I went for a walk this morning here in scenic, beautiful Portland. Right now it’s Fall. The leaves are bright, the sky is gray, and my neighborhood smells like a French bakery. Not bad. I go for a walk every morning, rain or shine. Gets the wheels turning, but more than that I want to see the birds. Feel the air. That kind of thing. This morning as I surveyed the development of local herb patches, mostly rosemary and marjoram, I though about the journey I’ve made out of projects like Deadbomb Bingo Ray. This is Day One in the life of this new novel. Publication Day was yesterday. What does this mean?
For me, nothing. I don’t mean that in a bad way, either. If I was in LA or San Fransisco or New York, I’d have probably gone out with some of the writers I know there and eaten something strange and good, then walked around and yammered about cool nerd stuff. I don’t know any Portland writers. The ones I’ve come across didn’t have good things to say about each other, and that didn’t inspire me. Everyone I know here is a chef, a musician, or an artist. Many good friends, warm and talented people all, but my book thing, the decades of constant reading and then later the writing, is a sort of endearing hobby they’re willing to look past as long as I don’t go on and on about how such and such got adapted into a play or dudeboy Y has a new book out. Immaterial anyway. The day to celebrate is the day you get PAID! Who cares when the book comes out? It’s spread out over a month! Another good day to celebrate is the day you sign the contract. Makes sense, right?
DBR takes place in Philadelphia. Ugly place, but for some reason I had fun there. In this life I will never see that city again, so not that much fun. The world is a big and interesting place, and the list of places to see twice, well, Philly isn’t on it. Happy I checked that off my list, however, and delighted a book came out of it.
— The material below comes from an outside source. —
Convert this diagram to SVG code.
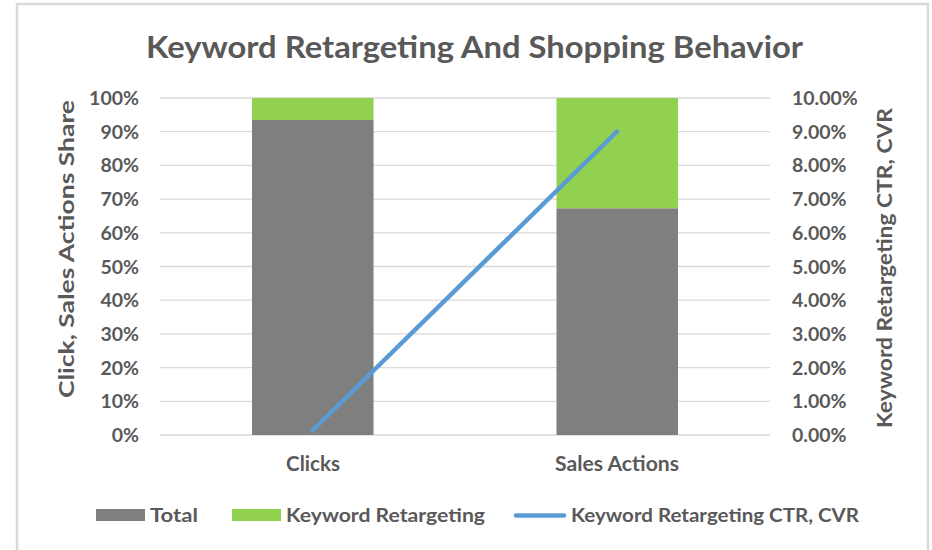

Making Ray and The Darby Holland Crime Series led to Hollywood as well. And that’s a road with endless opportunities. So! These are the things I’m celebrating or have celebrated regarding Deadbomb Bingo Ray.
Contract Day! Unfortunately, even though Fed X showed the contract was delivered, it was lost. Turned into a bummer.
Pay Day! Again, a bummer. They money was sent to the wrong account.
Cover Day! I love the cover of this book! Went out with my girlfriend Sylvia and ate sushi.
Turner Publishing tells me they have a meeting with Lionsgate regarding Deadbomb Bingo Ray! That was the day before yesterday. Let to honey and lavender ice cream at Salt and Straw. Fuckin’ good too.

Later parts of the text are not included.